The Olympics of 1940 and 1944 were both cancelled because of WWII, but even before the ’48 Games at St. Moritz got underway there was another war erupting – a hockey war – that threatened the inclusion of hockey and the appearance of RI’s first Olympic hockey players.

The conflict involved two American hockey bodies, the American Hockey Association (AHA) and the Amateur Athletic Union (AAU), predecessor to USA Hockey.

The IIHF had always maintained that athletes could not participate in the Olympics unless they were endorsed by their own country’s governing body. In this case, the AAU had run amateur hockey in the U.S. since 1930, but that organization had been expelled by the IIHF the previous year because it had refused to support those players who made up the Americans’ national team, all of whom played under the auspices of the “professional” AHA.

So the IIHF recognized and thus welcomed the AHA, not the AAU, to the 1948 Olympics even though it was a league that paid some of its players. In an era of strictly amateur competition, athletes who were paid to play their sport were forbidden to participate in the Games. As a result, the AAU refused to acknowledge these players, even though not all were actually paid.

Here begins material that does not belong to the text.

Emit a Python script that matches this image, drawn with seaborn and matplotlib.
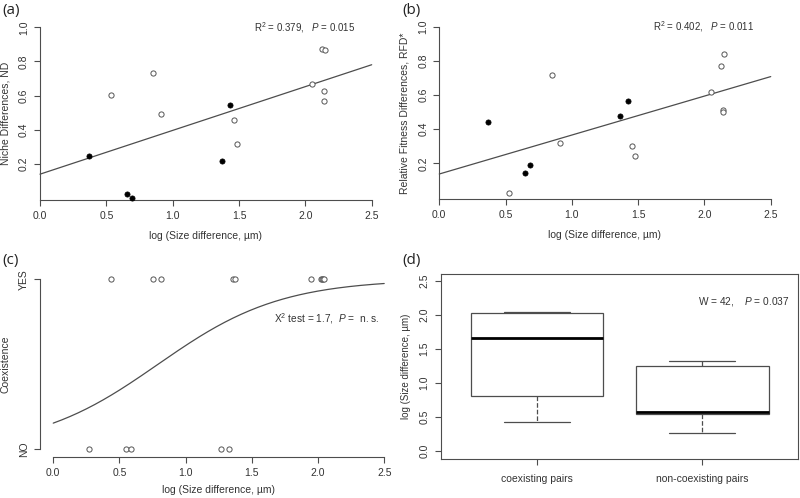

Ralph Warburton, a Cranston native out of LaSalle Academy, was the star captain on Dartmouth’s NCAA championship team. He played for the AHA team. His Dartmouth teammate, the multi-talented George Pulliam, another Cranston native, and Woonsocket’s Gus Galipeau out of Mount St Charles were vying for roster spots on the AAU squad.

Avery Brundage, chairman of the U.S. Olympic Committee, sided with the AAU. He threatened to withdraw the entire U.S. Olympic team if the AHA attended the Olympics in St. Moritz. The IIHF countered by threatening to withdraw hockey from the Games if the AHA were banned. “It isn’t a question of which hockey team should play,” Brundage said. “It is whether the Olympic Games are for amateurs or for business institutions like the AHA.” At the very moment Brundage spoke, the AHA team had already arrived in St. Moritz and the AAU team was on its way – two teams hoping to represent the same country!

Meanwhile, the Swiss Olympic Organizing Committee had already formally accepted the AHA application when the executive committee of the International Olympic Committee offered its opinion that both U.S. entries be denied. On January 20, the U.S. Olympic Committee upped the ante by voting 68-6 in favor of withdrawing all American athletes from the Games if the AHA were allowed to participate.

Just before the Americans were to play their first game of the tournament, the IOC relegated hockey to an “unofficial” event. Then, on February 7th, a compromise was reached whereby the USA’s AHA entry could play but not medal. They would play all opponents and be placed in the standings, but it could not qualify for a medal and all statistics from games against the Americans would not count. In the end, the AHA team played, but was disqualified from the competition.

Through it all, Ralph Warburton set the ice on fire, scoring an amazing 16 goals and 5 assists in just 8 games. All the while, George Pulliam, who had made the final AAU roster could only look on from the stands.